Fairfax Media, publisher of newspapers in Australia and New Zealand, is conducting a strategic review of its New Zealand auction website Trade Me, apparently as a sop to investor concerns about the company's flagging share price.
Fairfax has engaged investment bank UBS to consider a broad range of strategic options involving Trade Me that could potentially lead to the partial float of the digital business, a rival newspaper publisher, New Ltd, reported in the Australian.
While the review of Trade Me - New Zealand's biggest online auction website - is said to be far less advanced than recently announced plans to sell off Fairfax's radio division, sources close to the process said chief executive Greg Hywood was exploring "all options", the newspaper reported.
The most recent round of rumours about the sale began seven weeks ago.
A spokesman at Trade Me's Wellington head office told NZPA at the time that it couldn't comment on reports that parent company Fairfax may "float" a stake in its Trade Me subsidiary.
"We can't comment on speculation about Fairfax's investment strategies, decisions or discussions -- we have to leave that to Fairfax," said the spokesman.
Trade Me has more than 2.3 million active members and is one of the few companies to beat USA-based eBay.
The Australian reported that analysts such as Morgan Stanley's Andrew McLeod had argued there was merit in spinning off Trade Me because the extra funds could be used to fund a share buyback or increase dividends. "Our view is that Trade Me is one of Fairfax's most valuable assets," McLeod said in a note to clients that valued the business at A$1.1 billion ($1.43b) to A$1.3b ($1.69b).
Fairfax bought Trade Me for $700 million in 2006.
Fairfax stock has been in a holding pattern since the start of 2009 after widespread concerns about the structural challenges facing newspaper publishers as readers and advertisers migrate to online platforms. .

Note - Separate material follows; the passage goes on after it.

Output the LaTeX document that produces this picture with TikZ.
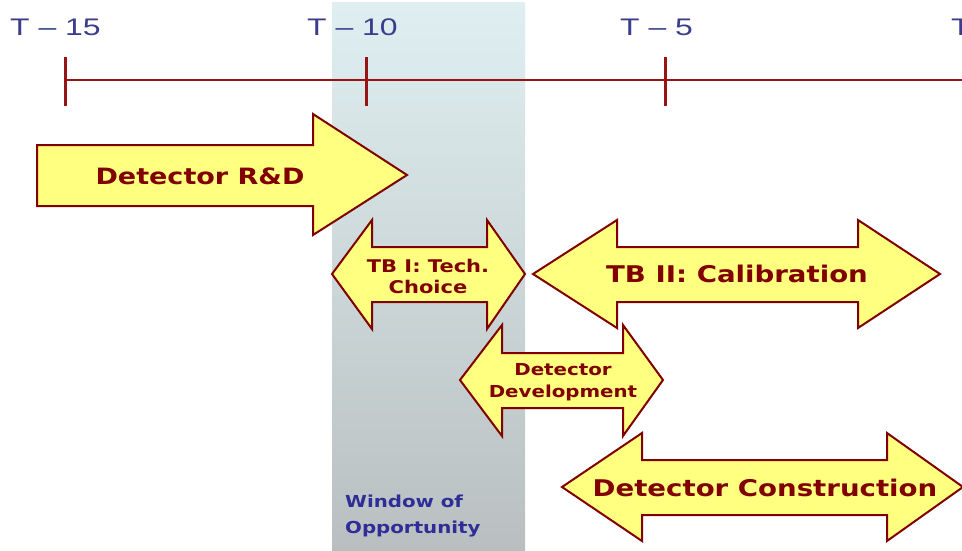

The company's shares, which closed at A99c today, have slipped over 34 per cent over the past 18 months, compared with a 23 per cent gain by the benchmark S&P/ASX 200 index.
But The Australian noted that the pain felt by Fairfax investors was not unique: newspaper, radio and outdoor group APN News & Media - the publisher of the New Zealand Herald and operator of the Radio Network - was down 43.5 per cent since January 2009.